- EXERCISE:
Return, unaltered, every line from the beginning of the material below up to and including the one with "import numpy as np".

+++ DATASET RECORDS

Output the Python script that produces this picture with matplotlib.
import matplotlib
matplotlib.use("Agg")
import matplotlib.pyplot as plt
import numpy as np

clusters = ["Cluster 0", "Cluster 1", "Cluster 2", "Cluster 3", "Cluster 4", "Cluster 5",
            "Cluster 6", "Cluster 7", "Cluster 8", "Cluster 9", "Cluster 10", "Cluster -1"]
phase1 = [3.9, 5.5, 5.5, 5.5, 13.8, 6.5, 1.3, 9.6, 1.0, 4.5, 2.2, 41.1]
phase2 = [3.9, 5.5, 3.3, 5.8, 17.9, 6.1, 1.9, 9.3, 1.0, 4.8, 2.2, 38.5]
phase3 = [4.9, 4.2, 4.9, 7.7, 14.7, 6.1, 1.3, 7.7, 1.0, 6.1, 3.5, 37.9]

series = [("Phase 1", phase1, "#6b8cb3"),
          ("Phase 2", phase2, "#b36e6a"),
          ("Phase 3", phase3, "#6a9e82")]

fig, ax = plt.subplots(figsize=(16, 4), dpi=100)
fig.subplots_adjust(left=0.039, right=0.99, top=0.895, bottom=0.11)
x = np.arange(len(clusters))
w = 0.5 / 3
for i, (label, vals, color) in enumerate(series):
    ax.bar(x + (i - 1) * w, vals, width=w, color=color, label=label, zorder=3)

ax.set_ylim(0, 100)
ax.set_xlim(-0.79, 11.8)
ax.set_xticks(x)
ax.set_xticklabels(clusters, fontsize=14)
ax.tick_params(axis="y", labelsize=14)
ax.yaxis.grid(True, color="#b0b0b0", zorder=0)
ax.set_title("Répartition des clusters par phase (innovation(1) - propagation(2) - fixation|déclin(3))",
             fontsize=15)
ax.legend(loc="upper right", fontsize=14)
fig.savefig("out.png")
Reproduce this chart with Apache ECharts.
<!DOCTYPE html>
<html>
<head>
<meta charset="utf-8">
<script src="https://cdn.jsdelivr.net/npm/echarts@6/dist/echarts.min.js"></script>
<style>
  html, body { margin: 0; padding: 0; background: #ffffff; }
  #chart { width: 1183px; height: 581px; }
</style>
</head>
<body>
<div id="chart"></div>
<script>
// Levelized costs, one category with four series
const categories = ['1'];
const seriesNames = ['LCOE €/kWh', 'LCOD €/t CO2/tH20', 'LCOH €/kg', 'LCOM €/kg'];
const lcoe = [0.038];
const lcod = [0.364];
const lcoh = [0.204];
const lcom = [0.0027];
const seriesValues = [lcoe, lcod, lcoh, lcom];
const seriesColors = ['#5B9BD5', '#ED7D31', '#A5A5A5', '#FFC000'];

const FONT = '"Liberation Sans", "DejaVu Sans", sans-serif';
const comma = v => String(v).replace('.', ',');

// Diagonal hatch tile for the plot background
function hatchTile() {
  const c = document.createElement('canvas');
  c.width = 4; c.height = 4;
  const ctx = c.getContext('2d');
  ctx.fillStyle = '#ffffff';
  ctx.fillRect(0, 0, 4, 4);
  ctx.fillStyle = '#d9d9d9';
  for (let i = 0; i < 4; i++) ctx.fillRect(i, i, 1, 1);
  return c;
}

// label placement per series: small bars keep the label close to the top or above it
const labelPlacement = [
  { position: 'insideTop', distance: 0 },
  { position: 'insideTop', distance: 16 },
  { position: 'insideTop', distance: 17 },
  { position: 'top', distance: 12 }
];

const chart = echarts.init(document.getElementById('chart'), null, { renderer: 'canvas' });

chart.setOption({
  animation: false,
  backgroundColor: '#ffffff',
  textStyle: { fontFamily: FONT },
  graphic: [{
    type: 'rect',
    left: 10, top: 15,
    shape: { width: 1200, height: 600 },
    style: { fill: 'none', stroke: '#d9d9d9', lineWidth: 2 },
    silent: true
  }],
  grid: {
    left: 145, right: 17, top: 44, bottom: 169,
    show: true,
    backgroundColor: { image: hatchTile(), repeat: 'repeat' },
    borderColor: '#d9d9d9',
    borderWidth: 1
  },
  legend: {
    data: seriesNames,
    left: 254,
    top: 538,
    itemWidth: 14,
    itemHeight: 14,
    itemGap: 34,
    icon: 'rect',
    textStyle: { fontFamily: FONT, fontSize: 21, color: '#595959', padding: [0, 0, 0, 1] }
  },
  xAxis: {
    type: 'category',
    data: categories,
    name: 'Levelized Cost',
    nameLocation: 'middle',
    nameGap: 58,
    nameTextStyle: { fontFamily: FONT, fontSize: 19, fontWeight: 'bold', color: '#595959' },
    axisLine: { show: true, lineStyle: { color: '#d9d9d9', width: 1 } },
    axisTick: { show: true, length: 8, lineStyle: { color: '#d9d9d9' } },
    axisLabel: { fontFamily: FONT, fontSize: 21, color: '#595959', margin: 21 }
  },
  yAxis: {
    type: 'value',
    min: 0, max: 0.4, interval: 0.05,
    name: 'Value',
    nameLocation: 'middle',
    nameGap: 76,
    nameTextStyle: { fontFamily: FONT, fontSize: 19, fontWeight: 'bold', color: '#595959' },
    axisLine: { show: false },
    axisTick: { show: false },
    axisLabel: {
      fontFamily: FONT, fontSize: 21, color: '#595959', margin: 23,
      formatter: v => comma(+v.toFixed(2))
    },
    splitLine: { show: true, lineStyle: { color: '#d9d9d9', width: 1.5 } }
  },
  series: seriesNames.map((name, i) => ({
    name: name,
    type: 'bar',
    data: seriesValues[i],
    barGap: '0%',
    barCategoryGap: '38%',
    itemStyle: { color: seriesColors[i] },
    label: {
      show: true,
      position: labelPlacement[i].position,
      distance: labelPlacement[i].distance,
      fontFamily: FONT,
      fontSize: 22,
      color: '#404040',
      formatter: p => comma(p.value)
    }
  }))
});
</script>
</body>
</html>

++++++

- TASK RESULT:
Output the Python script that produces this picture with matplotlib.
import matplotlib
matplotlib.use("Agg")
import matplotlib.pyplot as plt
import numpy as np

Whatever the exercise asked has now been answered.